Francisco Gabilondo Soler mixed a variety of styles in his songs, including the fox trot, tango (such as in the song "Che Araña"), U.S. country music ("El Raton Vaquero") and Mexican ranchera music, employing unique orchestration and rhythm. Cri-Cri's songs, of which he wrote both the music and the lyrics, became fables with both an educational and entertainment value. Some of his songs remained popular over the decades such that a few of his characters have become recognizable in Mexican popular culture, such as "La Muñeca Fea" ("The Ugly Doll"), a song that tells the story of an old broken doll thay is orgotten in an attic and is befriended by a mouse.

===Songs===
His songs have been translated into many languages including French, English, Portuguese and Russian. More than songs, Francisco Gabilondo Soler created stories with music, making children all over the world dream with them.
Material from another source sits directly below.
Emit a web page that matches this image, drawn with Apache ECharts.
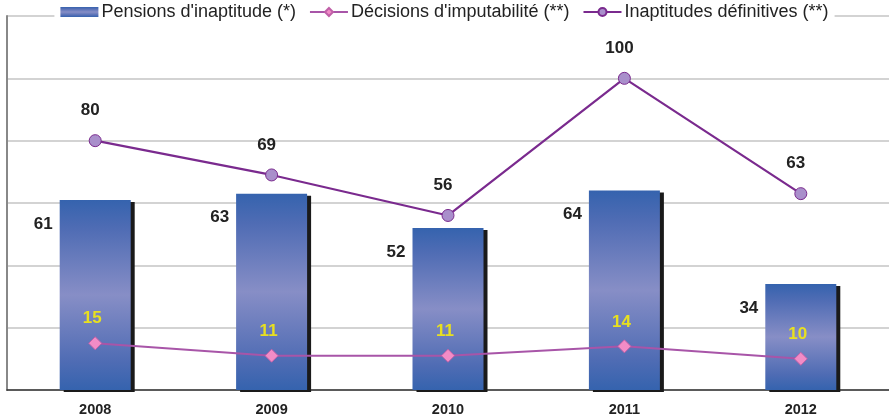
<!DOCTYPE html>
<html>
<head>
    <meta charset="utf-8">
    <title>ECharts</title>
    <script src="https://cdn.jsdelivr.net/npm/echarts@6/dist/echarts.min.js"></script>
    <style>
        html, body { margin: 0; padding: 0; background: #fff; }
    </style>
</head>
<body>
    <div id="main" style="width: 889px;height:418px;"></div>
    <script type="text/javascript">
        // données
        var years = ['2008', '2009', '2010', '2011', '2012'];
        var pensions = [61, 63, 52, 64, 34];
        var decisions = [15, 11, 11, 14, 10];
        var inaptitudes = [80, 69, 56, 100, 63];

        var myChart = echarts.init(document.getElementById('main'));

        var font = 'Liberation Sans, Arial, sans-serif';

        var option = {
            animation: false,
            backgroundColor: '#fff',
            legend: {
                top: 3,
                left: 'center',
                itemGap: 13,
                itemWidth: 38,
                itemHeight: 10,
                backgroundColor: '#fff',
                padding: [0, 6],
                textStyle: { fontFamily: font, fontSize: 18, color: '#222', padding: [0, 0, 0, -2] },
                data: [
                    { name: "Pensions d'inaptitude (*)", icon: 'rect' },
                    { name: "Décisions d'imputabilité (**)" },
                    { name: 'Inaptitudes définitives (**)' }
                ]
            },
            grid: { left: 7, right: -3, top: 16, bottom: 28 },
            xAxis: {
                type: 'category',
                data: years,
                axisTick: { show: false },
                axisLine: { lineStyle: { color: '#333', width: 1.5 } },
                axisLabel: {
                    margin: 12,
                    fontFamily: font, fontSize: 14.5, fontWeight: 'bold', color: '#222'
                }
            },
            yAxis: {
                type: 'value',
                min: 0, max: 120, interval: 20,
                axisLabel: { show: false },
                axisTick: { show: false },
                axisLine: { show: true, lineStyle: { color: '#888', width: 2 } },
                splitLine: { lineStyle: { color: '#c4c4c4', width: 1.5 } }
            },
            series: [{
                name: "Pensions d'inaptitude (*)",
                type: 'bar',
                barWidth: 71,
                data: pensions,
                itemStyle: {
                    color: new echarts.graphic.LinearGradient(0, 0, 0, 1, [
                        { offset: 0, color: '#3563ae' },
                        { offset: 0.15, color: '#4f6cb4' },
                        { offset: 0.5, color: '#878ec6' },
                        { offset: 0.85, color: '#4f6cb4' },
                        { offset: 1, color: '#3563ae' }
                    ]),
                    shadowColor: '#1a1a1a',
                    shadowOffsetX: 4,
                    shadowOffsetY: 2,
                    shadowBlur: 0
                },
                label: {
                    show: true,
                    position: [-7, 24],
                    align: 'right',
                    verticalAlign: 'middle',
                    fontFamily: font, fontSize: 17, fontWeight: 'bold', color: '#222'
                }
            }, {
                name: "Décisions d'imputabilité (**)",
                type: 'line',
                data: decisions,
                symbol: 'diamond',
                symbolSize: 13,
                lineStyle: { color: '#a855a8', width: 2 },
                itemStyle: { color: '#f28cc6', borderColor: '#c060a8', borderWidth: 1 },
                label: {
                    show: true,
                    position: 'top',
                    distance: 9,
                    offset: [-3, 0],
                    fontFamily: font, fontSize: 17, fontWeight: 'bold', color: '#e8e020'
                },
                z: 3
            }, {
                name: 'Inaptitudes définitives (**)',
                type: 'line',
                data: inaptitudes,
                symbol: 'circle',
                symbolSize: 12,
                lineStyle: { color: '#7a2a8e', width: 2.2 },
                itemStyle: { color: '#a98fcb', borderColor: '#7a2a8e', borderWidth: 1 },
                label: {
                    show: true,
                    position: 'top',
                    distance: 15,
                    offset: [-5, 0],
                    fontFamily: font, fontSize: 17, fontWeight: 'bold', color: '#222'
                },
                z: 3
            }]
        };

        myChart.setOption(option);
    </script>
</body>
</html>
Some songs performed by Cri-Crí:
- Abuelita (Di Por Qué)
- Acuarela
- Al Agua Todos
- Barquito de Nuez
- Batallón de Plomo
- Bombón I
- Caminito de la escuela
- Campanita y Juan Pestañas
- Canción de las Brujas
- Canción de Reyes
- La Negrita Cucurumbé
- La Muñeca Fea
- La Marcha de las Letras
- Orquesta de Animales
- La Patita
- Lunada
- El Chorrito
- El Comal le Dijo a la Olla
- El Ratón Vaquero
- El Rey de Chocolate
- Cochinitos Dormilones
- Casamiento de los Palomos
- El Comal y la Olla
- La Merienda
- Negrito Bailarín
- Papá Elefante
- La Sirenita

==Miscellaneous==
In 2007, for the centennial celebration of his birth, the dance company at the Palacio de Bellas Artes prepared a show based on his work. The choreography uses his most representative songs, and the scenes are filled with images of the characters from songs such as "El ratón vaquero" (The cowboy mouse), "Los mosquitos trompeteros" (The trumpeter mosquitoes) and "La muñeca fea" (The ugly doll). This homage to Cri-Crí was set to run through 2008.